🤖 AI Summary
This work investigates whether noiseless random projections—such as those used in Low-Rank Adaptation (LoRA)—can provide differential privacy (DP) guarantees, with a focus on the distinction between vector and matrix queries. Through theoretical analysis of the Wishart projection mechanism, we establish for the first time that it inherently satisfies DP for vector queries, yet fails to offer meaningful privacy for matrix queries like LoRA, rendering them vulnerable to high-accuracy membership inference attacks (AUC > 0.99). To address this, we propose a noisy variant of low-rank fine-tuning and demonstrate that the low-rank structure enables privacy amplification: under identical noise levels, it achieves stronger DP guarantees than full-parameter fine-tuning, and tighter privacy accounting permits reduced noise injection, thereby improving utility.
📝 Abstract
We introduce the (Wishart) projection mechanism, a randomized map of the form $S \mapsto M f(S)$ with $M \sim W_d(1/r I_d, r)$ and study its differential privacy properties. For vector-valued queries $f$, we prove non-asymptotic DP guarantees without any additive noise, showing that Wishart randomness alone can suffice. For matrix-valued queries, however, we establish a sharp negative result: in the noise-free setting, the mechanism is not DP, and we demonstrate its vulnerability by implementing a near perfect membership inference attack (AUC $>0.99$).
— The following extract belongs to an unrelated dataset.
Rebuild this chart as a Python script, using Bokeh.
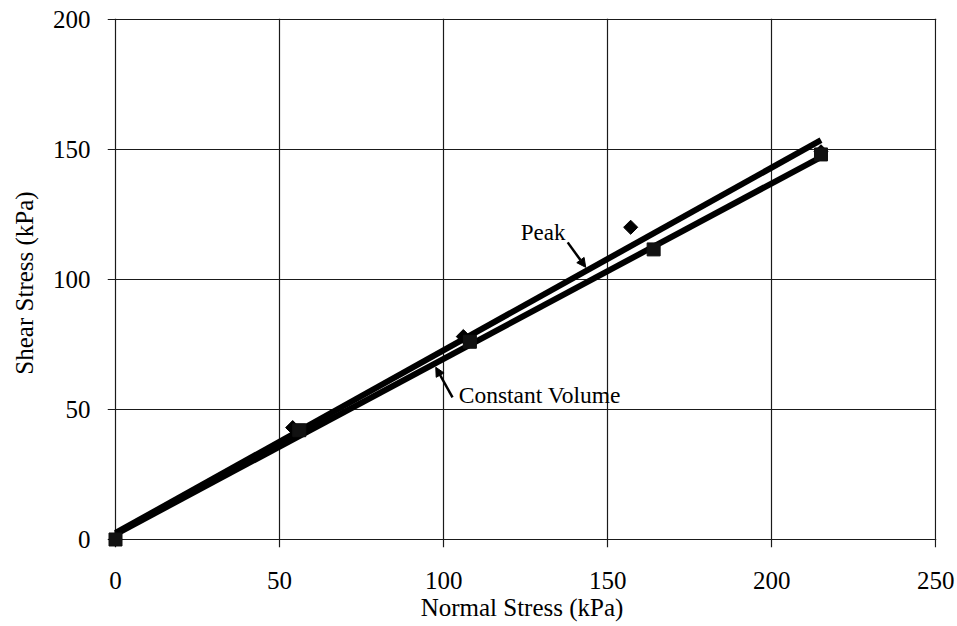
from bokeh.plotting import figure
from bokeh.models import Range1d, FixedTicker, Arrow, NormalHead, Label
from bokeh.embed import file_html
from bokeh.resources import INLINE
import math

# Direct shear test results
peak_x = [0, 54, 106, 157, 215]
peak_y = [0, 43, 78, 120, 149]
cv_x = [0, 56, 108, 164, 215]
cv_y = [0, 42, 76, 111.5, 148]

# Failure envelopes (fitted lines)
peak_fit_x = [0, 215]
peak_fit_y = [2.5, 153.5]
cv_fit_x = [0, 215]
cv_fit_y = [2.0, 147.0]

x_ticks = [0, 50, 100, 150, 200, 250]
y_ticks = [0, 50, 100, 150, 200]

FONT = "Liberation Serif"
INK = "#1a1a1a"

# The ranges start a little below zero so that the grid lines at zero
# overshoot the axes like tick marks and the origin markers are not cut.
p = figure(width=957, height=626, output_backend="svg", toolbar_location=None,
           x_range=Range1d(-2.44, 250.2), y_range=Range1d(-3.08, 200.25),
           min_border_left=107, min_border_right=21, min_border_top=18, min_border_bottom=79)

p.background_fill_color = "white"
p.border_fill_color = "white"
p.outline_line_color = None

for ax in (p.xaxis[0], p.yaxis[0]):
    ax.axis_line_color = None
    ax.major_tick_line_color = None
    ax.major_tick_in = 0
    ax.major_tick_out = 0
    ax.minor_tick_line_color = None
    ax.major_label_text_font = FONT
    ax.major_label_text_font_size = "25px"
    ax.major_label_text_color = "black"
    ax.axis_label_text_font = FONT
    ax.axis_label_text_font_size = "25px"
    ax.axis_label_text_font_style = "normal"
    ax.axis_label_text_color = "black"

p.xaxis[0].ticker = FixedTicker(ticks=x_ticks)
p.yaxis[0].ticker = FixedTicker(ticks=y_ticks)
p.xaxis[0].axis_label = "Normal Stress (kPa)"
p.yaxis[0].axis_label = "Shear Stress (kPa)"
p.xaxis[0].major_label_standoff = 24
p.yaxis[0].major_label_standoff = 17
p.xaxis[0].axis_label_standoff = 2
p.yaxis[0].axis_label_standoff = 12

p.xgrid[0].ticker = FixedTicker(ticks=x_ticks)
p.ygrid[0].ticker = FixedTicker(ticks=y_ticks)
p.xgrid.grid_line_color = INK
p.ygrid.grid_line_color = INK
p.xgrid.grid_line_width = 1.2
p.ygrid.grid_line_width = 1.2

# envelopes
p.line(peak_fit_x, peak_fit_y, line_color="black", line_width=6)
p.line(cv_fit_x, cv_fit_y, line_color="black", line_width=6)

# test points
p.scatter(peak_x, peak_y, marker="square", angle=math.pi / 4, size=10,
          fill_color="black", line_color="black")
p.scatter(cv_x, cv_y, marker="square", size=13, fill_color="#111111", line_color="#111111")

# annotations
p.add_layout(Label(x=123.5, y=113, text="Peak", text_font=FONT, text_font_size="23px",
                   text_color="black"))
p.add_layout(Arrow(x_start=137.8, y_start=114.2, x_end=143.3, y_end=104.6,
                   line_width=2.5, line_color="black",
                   end=NormalHead(size=9, fill_color="black", line_color="black")))
p.add_layout(Label(x=104.6, y=50.4, text="Constant Volume", text_font=FONT,
                   text_font_size="23.5px", text_color="black"))
p.add_layout(Arrow(x_start=102.7, y_start=54.6, x_end=97.6, y_end=66.2,
                   line_width=2.5, line_color="black",
                   end=NormalHead(size=9, fill_color="black", line_color="black")))

open("out.html", "w").write(file_html(p, INLINE))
We then analyze a noisy variant and prove privacy amplification due to randomness and low rank projection, in both large- and small-rank regimes, yielding stronger privacy guarantees than additive noise alone. Finally, we show that LoRA-style updates are an instance of the matrix-valued mechanism, implying that LoRA is not inherently private despite its built-in randomness, but that low-rank fine-tuning can be more private than full fine-tuning at the same noise level. Preliminary experiments suggest that tighter accounting enables lower noise and improved accuracy in practice.